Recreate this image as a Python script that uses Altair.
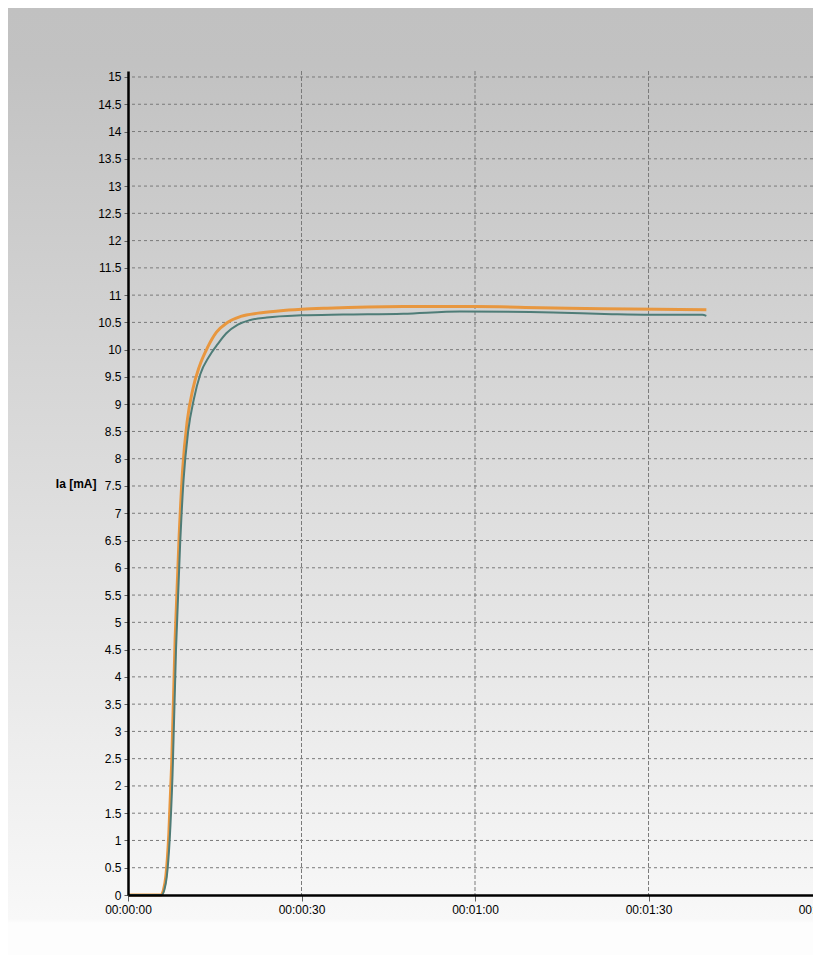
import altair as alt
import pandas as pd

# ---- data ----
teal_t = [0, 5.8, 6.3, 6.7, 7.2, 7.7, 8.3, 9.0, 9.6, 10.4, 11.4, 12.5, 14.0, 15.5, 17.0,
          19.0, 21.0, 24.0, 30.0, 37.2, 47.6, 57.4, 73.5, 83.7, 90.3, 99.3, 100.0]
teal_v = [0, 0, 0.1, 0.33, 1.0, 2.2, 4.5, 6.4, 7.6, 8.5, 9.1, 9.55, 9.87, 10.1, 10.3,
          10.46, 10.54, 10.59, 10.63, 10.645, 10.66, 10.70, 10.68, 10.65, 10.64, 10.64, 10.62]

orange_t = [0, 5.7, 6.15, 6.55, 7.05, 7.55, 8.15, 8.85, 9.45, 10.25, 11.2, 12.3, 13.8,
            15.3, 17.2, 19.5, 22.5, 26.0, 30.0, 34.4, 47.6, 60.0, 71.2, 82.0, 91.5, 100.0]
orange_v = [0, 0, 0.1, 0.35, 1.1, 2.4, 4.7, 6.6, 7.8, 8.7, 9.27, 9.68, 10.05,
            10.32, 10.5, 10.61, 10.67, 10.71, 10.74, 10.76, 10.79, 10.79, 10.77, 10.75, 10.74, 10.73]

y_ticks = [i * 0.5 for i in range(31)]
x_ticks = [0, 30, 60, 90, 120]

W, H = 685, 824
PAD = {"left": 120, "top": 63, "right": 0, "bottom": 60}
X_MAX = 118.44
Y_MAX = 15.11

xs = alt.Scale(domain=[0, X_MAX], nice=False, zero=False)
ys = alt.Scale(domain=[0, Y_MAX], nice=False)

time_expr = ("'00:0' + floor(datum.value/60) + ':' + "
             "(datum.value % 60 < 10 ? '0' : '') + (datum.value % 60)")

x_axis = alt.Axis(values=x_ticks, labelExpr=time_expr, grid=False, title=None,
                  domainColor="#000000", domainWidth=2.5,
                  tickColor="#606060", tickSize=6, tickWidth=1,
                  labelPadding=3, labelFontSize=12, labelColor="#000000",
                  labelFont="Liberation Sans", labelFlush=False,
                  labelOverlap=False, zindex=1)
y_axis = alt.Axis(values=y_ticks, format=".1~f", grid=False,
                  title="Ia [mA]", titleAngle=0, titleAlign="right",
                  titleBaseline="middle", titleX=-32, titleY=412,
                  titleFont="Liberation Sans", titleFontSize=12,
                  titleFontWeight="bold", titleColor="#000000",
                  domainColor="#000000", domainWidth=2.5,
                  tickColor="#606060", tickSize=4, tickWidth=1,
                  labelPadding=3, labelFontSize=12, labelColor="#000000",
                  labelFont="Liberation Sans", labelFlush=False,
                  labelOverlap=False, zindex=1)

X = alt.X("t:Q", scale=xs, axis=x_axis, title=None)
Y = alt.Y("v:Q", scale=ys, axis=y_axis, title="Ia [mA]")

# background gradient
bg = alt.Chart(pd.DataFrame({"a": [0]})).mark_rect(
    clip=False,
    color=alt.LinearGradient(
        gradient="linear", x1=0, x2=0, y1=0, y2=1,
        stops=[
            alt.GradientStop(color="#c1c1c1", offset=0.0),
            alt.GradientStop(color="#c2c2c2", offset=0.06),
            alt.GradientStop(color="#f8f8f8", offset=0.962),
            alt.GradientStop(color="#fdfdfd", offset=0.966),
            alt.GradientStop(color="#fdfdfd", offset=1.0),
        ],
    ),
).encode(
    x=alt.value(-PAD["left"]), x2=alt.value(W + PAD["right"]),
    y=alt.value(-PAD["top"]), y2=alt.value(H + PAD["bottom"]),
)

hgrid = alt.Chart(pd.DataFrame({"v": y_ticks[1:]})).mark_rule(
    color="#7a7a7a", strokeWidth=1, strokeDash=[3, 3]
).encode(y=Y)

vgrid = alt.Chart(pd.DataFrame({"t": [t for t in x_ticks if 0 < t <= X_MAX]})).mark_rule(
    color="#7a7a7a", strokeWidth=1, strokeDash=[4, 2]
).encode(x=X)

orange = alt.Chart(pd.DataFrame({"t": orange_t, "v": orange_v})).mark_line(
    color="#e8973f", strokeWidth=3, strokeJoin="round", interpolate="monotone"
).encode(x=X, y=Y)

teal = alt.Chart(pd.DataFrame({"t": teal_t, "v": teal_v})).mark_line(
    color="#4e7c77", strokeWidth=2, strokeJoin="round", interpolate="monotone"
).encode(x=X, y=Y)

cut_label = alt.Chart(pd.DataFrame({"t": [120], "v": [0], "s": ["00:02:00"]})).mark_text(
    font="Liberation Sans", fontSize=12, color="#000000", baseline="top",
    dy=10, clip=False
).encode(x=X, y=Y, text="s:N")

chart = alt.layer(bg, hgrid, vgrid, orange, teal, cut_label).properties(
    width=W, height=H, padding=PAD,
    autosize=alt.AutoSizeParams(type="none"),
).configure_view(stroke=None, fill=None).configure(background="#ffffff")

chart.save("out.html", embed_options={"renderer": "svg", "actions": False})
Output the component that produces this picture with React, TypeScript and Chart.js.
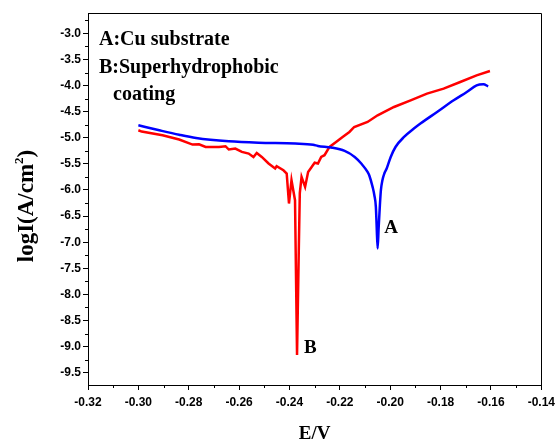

######

## [REQUIRED TASK]
Restate exactly, please, only the lines between the start of the data and the line containing "60 < 10 ? '0'", both ends included, skipping the pictures.

## [IN RESPONSE]
Recreate this image as a Python script that uses Altair.
import altair as alt
import pandas as pd

# ---- data ----
teal_t = [0, 5.8, 6.3, 6.7, 7.2, 7.7, 8.3, 9.0, 9.6, 10.4, 11.4, 12.5, 14.0, 15.5, 17.0,
          19.0, 21.0, 24.0, 30.0, 37.2, 47.6, 57.4, 73.5, 83.7, 90.3, 99.3, 100.0]
teal_v = [0, 0, 0.1, 0.33, 1.0, 2.2, 4.5, 6.4, 7.6, 8.5, 9.1, 9.55, 9.87, 10.1, 10.3,
          10.46, 10.54, 10.59, 10.63, 10.645, 10.66, 10.70, 10.68, 10.65, 10.64, 10.64, 10.62]

orange_t = [0, 5.7, 6.15, 6.55, 7.05, 7.55, 8.15, 8.85, 9.45, 10.25, 11.2, 12.3, 13.8,
            15.3, 17.2, 19.5, 22.5, 26.0, 30.0, 34.4, 47.6, 60.0, 71.2, 82.0, 91.5, 100.0]
orange_v = [0, 0, 0.1, 0.35, 1.1, 2.4, 4.7, 6.6, 7.8, 8.7, 9.27, 9.68, 10.05,
            10.32, 10.5, 10.61, 10.67, 10.71, 10.74, 10.76, 10.79, 10.79, 10.77, 10.75, 10.74, 10.73]

y_ticks = [i * 0.5 for i in range(31)]
x_ticks = [0, 30, 60, 90, 120]

W, H = 685, 824
PAD = {"left": 120, "top": 63, "right": 0, "bottom": 60}
X_MAX = 118.44
Y_MAX = 15.11

xs = alt.Scale(domain=[0, X_MAX], nice=False, zero=False)
ys = alt.Scale(domain=[0, Y_MAX], nice=False)

time_expr = ("'00:0' + floor(datum.value/60) + ':' + "
             "(datum.value % 60 < 10 ? '0' : '') + (datum.value % 60)")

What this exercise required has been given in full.